Speaking on stage Monday night at a town hall in New Hampshire, former New Jersey Gov. Chris Christie made a promise to the audience: He’s not going anywhere ahead of the state’s primary.
“I will be here every week, multiple days a week, over the next nine weeks,” he pledged to the crowd in Nashua, the Granite State’s second-largest city. “You’re going to be tired of me.”
It’s a covenant that highlights Christie’s strategy as he seeks the 2024 presidential nomination. From the moment he entered the race, he has zeroed in on New Hampshire, holding numerous town halls with the goal of a strong finish in the first-in-the-nation — and the belief that such a performance could help bolster his campaign against former President Donald Trump, the race’s frontrunner.
Christie, far and away the most vocal critic of Trump in the race, has portrayed himself as the only one willing to take on the former president and warning that Republicans must move on from him or suffer more electoral losses.

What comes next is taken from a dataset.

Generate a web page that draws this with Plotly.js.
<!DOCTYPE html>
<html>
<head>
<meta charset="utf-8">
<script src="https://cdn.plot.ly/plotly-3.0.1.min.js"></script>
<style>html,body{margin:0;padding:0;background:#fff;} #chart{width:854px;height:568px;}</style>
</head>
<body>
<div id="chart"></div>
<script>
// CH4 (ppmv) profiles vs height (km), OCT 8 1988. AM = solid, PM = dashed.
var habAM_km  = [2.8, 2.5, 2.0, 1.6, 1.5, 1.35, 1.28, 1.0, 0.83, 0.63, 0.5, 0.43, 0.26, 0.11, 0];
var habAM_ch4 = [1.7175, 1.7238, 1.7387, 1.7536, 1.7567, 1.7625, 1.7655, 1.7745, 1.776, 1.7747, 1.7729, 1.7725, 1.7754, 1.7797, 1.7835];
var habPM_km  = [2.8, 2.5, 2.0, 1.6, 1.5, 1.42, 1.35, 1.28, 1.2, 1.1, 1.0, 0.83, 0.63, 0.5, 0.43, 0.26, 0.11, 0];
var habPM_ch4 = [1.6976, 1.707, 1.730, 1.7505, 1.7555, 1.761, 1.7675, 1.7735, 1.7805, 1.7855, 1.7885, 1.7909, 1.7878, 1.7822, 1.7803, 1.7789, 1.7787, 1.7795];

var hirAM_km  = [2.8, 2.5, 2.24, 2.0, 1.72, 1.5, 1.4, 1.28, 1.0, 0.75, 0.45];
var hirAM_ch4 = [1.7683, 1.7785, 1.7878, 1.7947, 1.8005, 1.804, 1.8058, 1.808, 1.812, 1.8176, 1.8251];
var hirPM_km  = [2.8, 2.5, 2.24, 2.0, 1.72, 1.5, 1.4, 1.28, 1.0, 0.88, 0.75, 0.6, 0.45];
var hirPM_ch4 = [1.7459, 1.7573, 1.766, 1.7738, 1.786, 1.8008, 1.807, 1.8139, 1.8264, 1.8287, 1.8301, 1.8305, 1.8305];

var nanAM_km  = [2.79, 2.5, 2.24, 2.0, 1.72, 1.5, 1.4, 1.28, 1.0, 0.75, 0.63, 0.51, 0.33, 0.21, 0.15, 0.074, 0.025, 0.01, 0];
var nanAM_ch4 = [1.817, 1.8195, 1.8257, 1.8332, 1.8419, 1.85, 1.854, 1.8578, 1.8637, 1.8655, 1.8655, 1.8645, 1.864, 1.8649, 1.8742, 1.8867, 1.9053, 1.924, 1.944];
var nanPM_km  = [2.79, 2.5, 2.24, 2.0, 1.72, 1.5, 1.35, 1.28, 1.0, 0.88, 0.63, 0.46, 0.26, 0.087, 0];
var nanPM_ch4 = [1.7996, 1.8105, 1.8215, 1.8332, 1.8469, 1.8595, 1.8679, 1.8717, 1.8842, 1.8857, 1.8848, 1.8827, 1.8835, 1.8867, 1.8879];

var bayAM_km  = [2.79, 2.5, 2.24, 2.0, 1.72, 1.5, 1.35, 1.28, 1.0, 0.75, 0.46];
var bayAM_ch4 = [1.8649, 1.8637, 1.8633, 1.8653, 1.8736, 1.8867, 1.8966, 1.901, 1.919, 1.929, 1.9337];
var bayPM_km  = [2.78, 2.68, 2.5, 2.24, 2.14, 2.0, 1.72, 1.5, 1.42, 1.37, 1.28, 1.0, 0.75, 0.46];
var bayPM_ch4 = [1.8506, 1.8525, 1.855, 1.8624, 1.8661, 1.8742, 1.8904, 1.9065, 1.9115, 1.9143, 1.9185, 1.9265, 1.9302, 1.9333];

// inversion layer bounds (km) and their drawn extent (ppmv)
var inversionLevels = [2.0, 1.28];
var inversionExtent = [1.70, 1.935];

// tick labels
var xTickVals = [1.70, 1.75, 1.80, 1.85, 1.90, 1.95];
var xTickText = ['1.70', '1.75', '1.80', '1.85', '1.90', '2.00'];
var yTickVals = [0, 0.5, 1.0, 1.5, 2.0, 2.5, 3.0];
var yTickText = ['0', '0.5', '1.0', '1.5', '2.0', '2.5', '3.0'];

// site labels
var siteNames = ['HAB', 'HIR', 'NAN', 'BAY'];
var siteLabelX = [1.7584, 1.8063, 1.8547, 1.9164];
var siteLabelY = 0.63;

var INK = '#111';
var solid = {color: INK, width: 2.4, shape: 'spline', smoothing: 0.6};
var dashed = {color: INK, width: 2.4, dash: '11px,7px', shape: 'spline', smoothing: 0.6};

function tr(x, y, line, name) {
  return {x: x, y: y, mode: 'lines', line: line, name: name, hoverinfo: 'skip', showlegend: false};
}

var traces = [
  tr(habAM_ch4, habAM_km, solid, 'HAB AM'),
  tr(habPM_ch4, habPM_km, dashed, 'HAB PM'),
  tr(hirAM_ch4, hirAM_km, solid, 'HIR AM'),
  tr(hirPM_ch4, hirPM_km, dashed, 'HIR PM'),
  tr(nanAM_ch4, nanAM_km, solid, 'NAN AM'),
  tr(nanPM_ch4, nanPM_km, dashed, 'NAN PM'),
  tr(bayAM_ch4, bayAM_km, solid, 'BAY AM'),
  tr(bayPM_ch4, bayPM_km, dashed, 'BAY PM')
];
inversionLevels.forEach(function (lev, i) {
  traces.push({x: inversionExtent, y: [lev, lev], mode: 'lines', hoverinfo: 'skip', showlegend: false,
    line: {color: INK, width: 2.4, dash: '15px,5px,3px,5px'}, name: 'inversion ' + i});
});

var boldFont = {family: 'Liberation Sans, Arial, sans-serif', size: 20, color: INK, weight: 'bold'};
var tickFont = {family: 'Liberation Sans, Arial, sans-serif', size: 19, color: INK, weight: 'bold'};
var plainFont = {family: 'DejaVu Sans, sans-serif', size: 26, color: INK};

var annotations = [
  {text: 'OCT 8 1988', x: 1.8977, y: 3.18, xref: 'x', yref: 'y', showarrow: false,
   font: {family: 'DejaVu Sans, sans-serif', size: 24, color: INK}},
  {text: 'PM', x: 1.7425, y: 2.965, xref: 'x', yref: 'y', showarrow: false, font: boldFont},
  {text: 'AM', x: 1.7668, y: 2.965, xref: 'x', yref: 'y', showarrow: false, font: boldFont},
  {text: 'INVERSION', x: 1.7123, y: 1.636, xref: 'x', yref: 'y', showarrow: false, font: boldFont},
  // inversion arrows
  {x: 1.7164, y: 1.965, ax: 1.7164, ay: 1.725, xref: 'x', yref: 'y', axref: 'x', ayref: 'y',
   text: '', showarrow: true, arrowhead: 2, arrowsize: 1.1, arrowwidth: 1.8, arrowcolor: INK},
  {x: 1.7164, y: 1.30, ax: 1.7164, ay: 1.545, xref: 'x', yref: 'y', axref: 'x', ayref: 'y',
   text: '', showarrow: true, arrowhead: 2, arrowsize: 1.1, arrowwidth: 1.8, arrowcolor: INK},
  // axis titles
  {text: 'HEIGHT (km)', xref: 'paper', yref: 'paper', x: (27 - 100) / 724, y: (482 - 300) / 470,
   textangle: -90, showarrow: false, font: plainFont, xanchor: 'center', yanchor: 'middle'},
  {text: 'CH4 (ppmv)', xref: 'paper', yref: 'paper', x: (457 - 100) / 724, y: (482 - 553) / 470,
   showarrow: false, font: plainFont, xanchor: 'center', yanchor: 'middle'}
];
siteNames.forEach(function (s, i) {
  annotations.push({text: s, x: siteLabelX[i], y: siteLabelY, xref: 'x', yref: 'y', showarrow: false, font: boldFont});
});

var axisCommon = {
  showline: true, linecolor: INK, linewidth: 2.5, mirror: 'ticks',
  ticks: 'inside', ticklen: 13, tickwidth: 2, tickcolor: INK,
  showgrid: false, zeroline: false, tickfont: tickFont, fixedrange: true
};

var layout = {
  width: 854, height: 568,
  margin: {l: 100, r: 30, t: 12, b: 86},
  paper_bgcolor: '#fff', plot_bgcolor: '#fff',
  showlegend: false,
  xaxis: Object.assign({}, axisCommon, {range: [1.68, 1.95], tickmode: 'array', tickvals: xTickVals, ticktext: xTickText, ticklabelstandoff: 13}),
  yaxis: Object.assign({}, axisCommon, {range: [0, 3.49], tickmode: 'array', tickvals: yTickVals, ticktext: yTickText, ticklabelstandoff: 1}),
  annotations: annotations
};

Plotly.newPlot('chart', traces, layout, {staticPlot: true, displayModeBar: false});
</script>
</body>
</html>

“He has given away his credibility that he’ll serve the American people because all he’s done is serve himself,” Christie said Monday night in Nashua.

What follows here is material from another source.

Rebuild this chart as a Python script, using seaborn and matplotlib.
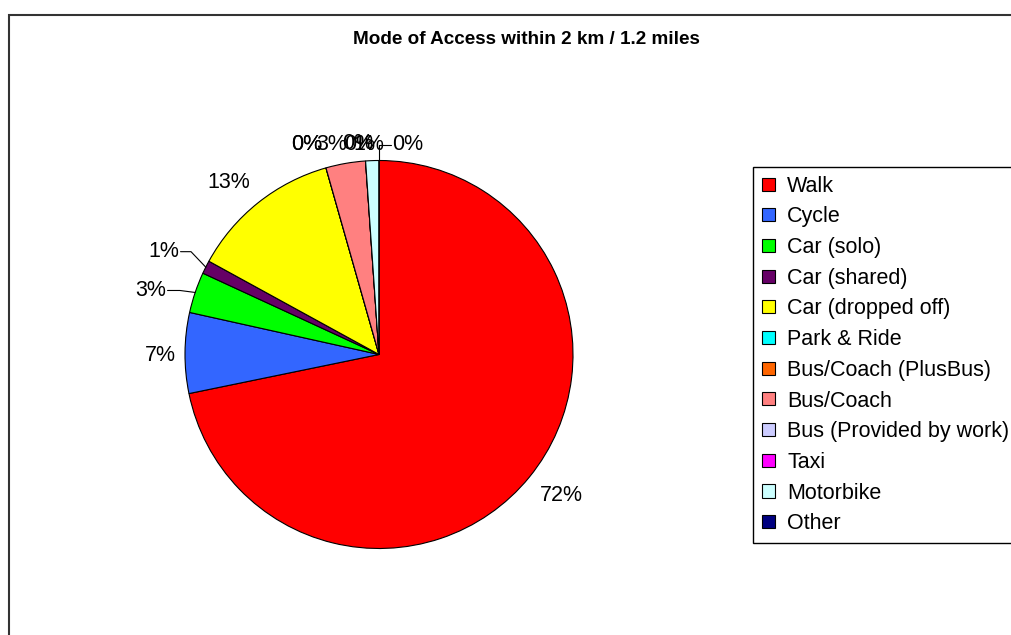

Christie is far from the only candidate to criticize Trump — earlier Monday, former U.N. ambassador and South Carolina Gov. Nikki Haley said that “chaos follows” the former president, though she conceded he “was the right president at the right time” — but the former New Jersey governor, an ally-turned-foe of Trump, has gone all-in on campaigning against the ex-president’s legal troubles, and is critical of his fellow 2024 GOP hopefuls for not attacking him more directly.

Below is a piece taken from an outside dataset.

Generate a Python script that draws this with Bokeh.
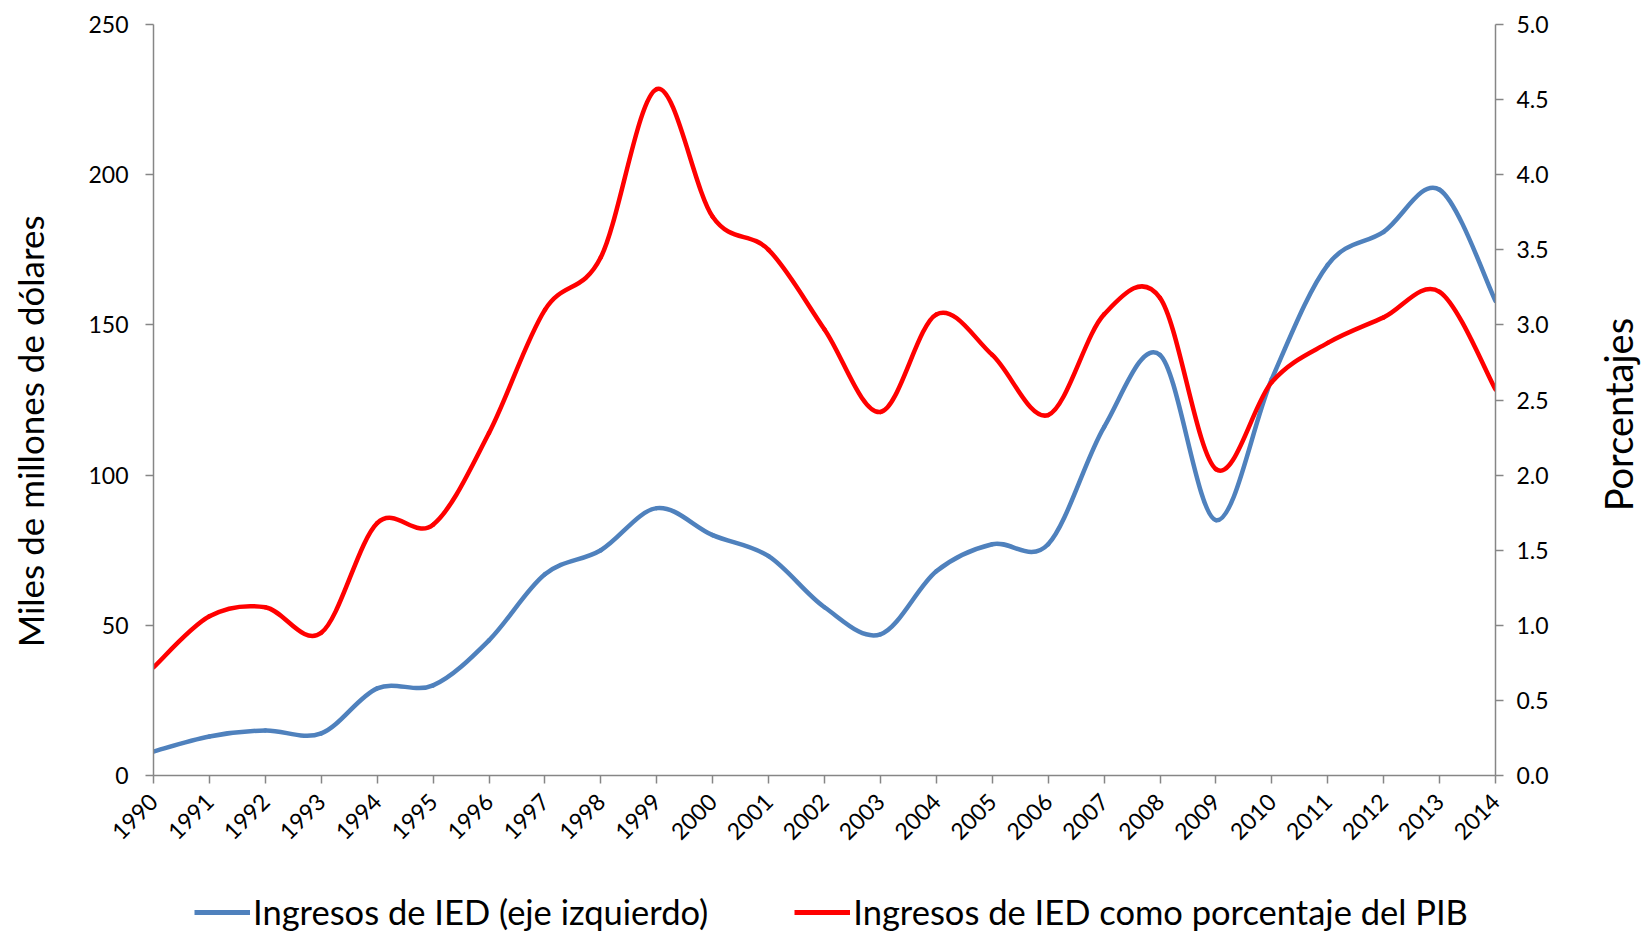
from bokeh.plotting import figure
from bokeh.models import (Range1d, LinearAxis, FixedTicker, PrintfTickFormatter,
                          Legend, LegendItem, ColumnDataSource)
from bokeh.layouts import column, row
from bokeh.embed import file_html
from bokeh.resources import INLINE
import math

years = list(range(1990, 2015))
ied = [8, 13, 15, 14, 29, 30, 45, 67, 75, 89, 80, 73, 56, 47, 68, 77, 77, 116, 140, 85,
       132, 170, 181, 195, 158]
pct = [0.72, 1.06, 1.12, 0.95, 1.68, 1.67, 2.28, 3.10, 3.45, 4.57, 3.72, 3.50, 2.97, 2.42,
       3.07, 2.80, 2.40, 3.07, 3.18, 2.04, 2.62, 2.88, 3.05, 3.22, 2.57]
left_ticks = [0, 50, 100, 150, 200, 250]
right_ticks = [0.0, 0.5, 1.0, 1.5, 2.0, 2.5, 3.0, 3.5, 4.0, 4.5, 5.0]
label_left = "Miles de millones de dólares"
label_right = "Porcentajes"
legend_labels = ["Ingresos de IED (eje izquierdo)", "Ingresos de IED como porcentaje del PIB"]

BLUE = "#4F81BD"
RED = "#FF0000"
AXIS = "#868686"
FONT = "Lato"
NBSP = "\u00a0"

W_SIDE = 80
W = 1645 - W_SIDE
H_MAIN, H_LEG = 880, 52
p = figure(width=W, height=H_MAIN, output_backend="svg", toolbar_location=None,
           x_range=Range1d(1990, 2014), y_range=Range1d(0, 250),
           min_border_left=153, min_border_right=W - 1495, min_border_top=24,
           min_border_bottom=105)
p.outline_line_color = None
p.xgrid.visible = False
p.ygrid.visible = False
p.extra_y_ranges = {"pct": Range1d(0, 5)}


def smooth(xs, ys):
    n = len(xs)
    x0, y0, x1, y1, cx0, cy0, cx1, cy1 = [], [], [], [], [], [], [], []
    for i in range(n - 1):
        im = max(i - 1, 0)
        ip = min(i + 2, n - 1)
        x0.append(xs[i]); y0.append(ys[i])
        x1.append(xs[i + 1]); y1.append(ys[i + 1])
        cx0.append(xs[i] + (xs[i + 1] - xs[im]) / 6.0)
        cy0.append(ys[i] + (ys[i + 1] - ys[im]) / 6.0)
        cx1.append(xs[i + 1] - (xs[ip] - xs[i]) / 6.0)
        cy1.append(ys[i + 1] - (ys[ip] - ys[i]) / 6.0)
    return ColumnDataSource(dict(x0=x0, y0=y0, x1=x1, y1=y1, cx0=cx0, cy0=cy0, cx1=cx1, cy1=cy1))


p.bezier(x0="x0", y0="y0", x1="x1", y1="y1", cx0="cx0", cy0="cy0", cx1="cx1", cy1="cy1",
         source=smooth(years, ied), line_color=BLUE, line_width=4.5, line_cap="round")
p.bezier(x0="x0", y0="y0", x1="x1", y1="y1", cx0="cx0", cy0="cy0", cx1="cx1", cy1="cy1",
         source=smooth(years, pct), line_color=RED, line_width=4.5, line_cap="round",
         y_range_name="pct")


def style_axis(ax):
    ax.axis_line_color = AXIS
    ax.axis_line_width = 1.5
    ax.major_tick_line_color = AXIS
    ax.major_tick_line_width = 1.5
    ax.major_tick_out = 8
    ax.major_tick_in = 0
    ax.minor_tick_line_color = None
    ax.major_label_text_font = FONT
    ax.major_label_text_font_size = "23px"
    ax.major_label_text_color = "#000000"
    ax.axis_label_text_font = FONT
    ax.axis_label_text_font_size = "35px"
    ax.axis_label_text_font_style = "normal"
    ax.axis_label_text_color = "#000000"


xa = p.xaxis[0]
style_axis(xa)
xa.ticker = FixedTicker(ticks=years)
xa.major_label_orientation = math.pi / 4
xa.major_label_standoff = 14

ya = p.yaxis[0]
style_axis(ya)
ya.ticker = FixedTicker(ticks=left_ticks)
ya.axis_label = label_left + NBSP * 7
ya.major_label_standoff = 17
ya.axis_label_standoff = 34

ra = LinearAxis(y_range_name="pct", ticker=FixedTicker(ticks=right_ticks),
                formatter=PrintfTickFormatter(format="%.1f"))
style_axis(ra)
ra.major_label_standoff = 13
p.add_layout(ra, "right")

# narrow strip on the right that carries the right-hand axis title (reads bottom to top)
rf = figure(width=W_SIDE, height=H_MAIN, output_backend="svg", toolbar_location=None,
            x_range=Range1d(0, 1), y_range=Range1d(0, 5),
            min_border_left=75, min_border_right=0, min_border_top=24, min_border_bottom=105)
rf.outline_line_color = None
rf.grid.visible = False
rf.xaxis.visible = False
ry = rf.yaxis[0]
ry.ticker = FixedTicker(ticks=[])
ry.axis_line_color = None
ry.major_tick_line_color = None
ry.minor_tick_line_color = None
ry.axis_label = label_right + NBSP * 3
ry.axis_label_text_font = FONT
ry.axis_label_text_font_size = "38px"
ry.axis_label_text_font_style = "normal"
ry.axis_label_text_color = "#000000"
ry.axis_label_standoff = 0

# legend strip (its frame is aligned with the chart's frame by the column layout)
lf = figure(width=W, height=H_LEG, output_backend="svg", toolbar_location=None,
            x_range=Range1d(0, 1), y_range=Range1d(0, 1),
            min_border=0, min_border_left=0, min_border_right=0, min_border_top=0,
            min_border_bottom=0)
lf.outline_line_color = None
lf.axis.visible = False
lf.grid.visible = False
# legend proxies (series values fall outside this strip's range, so only the key shows)
r1 = lf.line(x=years, y=ied, line_color=BLUE, line_width=5)
r2 = lf.line(x=years, y=pct, line_color=RED, line_width=5)

legend = Legend(items=[LegendItem(label=legend_labels[0], renderers=[r1]),
                       LegendItem(label=legend_labels[1], renderers=[r2])],
                orientation="horizontal", location=(41, 0))
legend.border_line_alpha = 0
legend.background_fill_alpha = 0
legend.padding = 0
legend.margin = 0
legend.spacing = 86
legend.glyph_width = 56
legend.glyph_height = 34
legend.label_standoff = 3
legend.label_text_font = FONT
legend.label_text_font_size = "34.5px"
legend.label_text_color = "#000000"
lf.add_layout(legend, "center")

layout = row(column(p, lf, spacing=0), rf, spacing=0)
open("out.html", "w").write(file_html(layout, INLINE))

“I don’t think he was the right president at the right time,” Christie said, before admitting: “I voted for him and I was wrong.”
“And I ain’t pardoning him if I’m President of the United States because he doesn’t deserve one,” he added.
Many attendees told Spectrum News that they attended Monday’s event because they respect Christie’s stance on Trump. One such attendee, who described himself as a “lifelong liberal,” said that he was “very impressed” by what he had to say about the former president. Another said that they were “especially happy that he has taken a position” on Trump. One New Hampshire resident, John Shuttle, said he appreciated that Christie is “not afraid of the guy.”
“I think all the other candidates show him too much respect,” Shuttle added.
Christie was joined Monday by New Hampshire Gov. Chris Sununu, a popular Republican figure in the state and a highly sought endorsement for the 2024 GOP hopefuls. Sununu briefly mulled a presidential bid of his own earlier this year before announcing he would not seek a fifth term in office. He has warned that a third White House bid by Trump could be disastrous for Republicans.
“If he is the nominee, Republicans will lose again,” Sununu wrote in a June op-ed for the Washington Post. "Just as we did in 2018, 2020 and 2022. This is indisputable, and I am not willing to let it happen without a fight.”
On Monday night, Sununu joked that Christie is “almost a citizen” of New Hampshire based on his frequent visits to the state.
“We’re going first,” Sununu said of New Hampshire’s first-in-the-nation primary, calling their status at the front of the nomination process both an “opportunity” and a “responsibility.”
“The rest of the country is looking at us,” he continued. “We are kind of that first filter. We said for months we’re going to narrow this field down, we did, we are, and we’re going to continue to do so. We don’t have 13 candidates on there, we have like … 2, 3, 4 realistic candidates — let’s go with three, three realistic candidates, I mean, really — that are real viable options for us.”
Sununu was set to appear Tuesday at an event with Florida Gov. Ron DeSantis, his third such appearance with a GOP hopeful in two days.
A recent poll found Christie sitting in third in the New Hampshire Republican primary with 9% support, trailing Haley at 18% and Trump with a commanding 49%. Christie topped DeSantis, who had 7% support, and entrepreneur Vivek Ramaswamy with 5%.
Adding up support for Christie and Haley puts them within striking distance of Trump, though Christie told Spectrum News that he is not interested in a so-called “unity ticket” to take down the former president.
When asked if there was a responsibility to consolidate the primary, Christie replied that “there’s a responsibility to win, and that’s what I’m going to do.”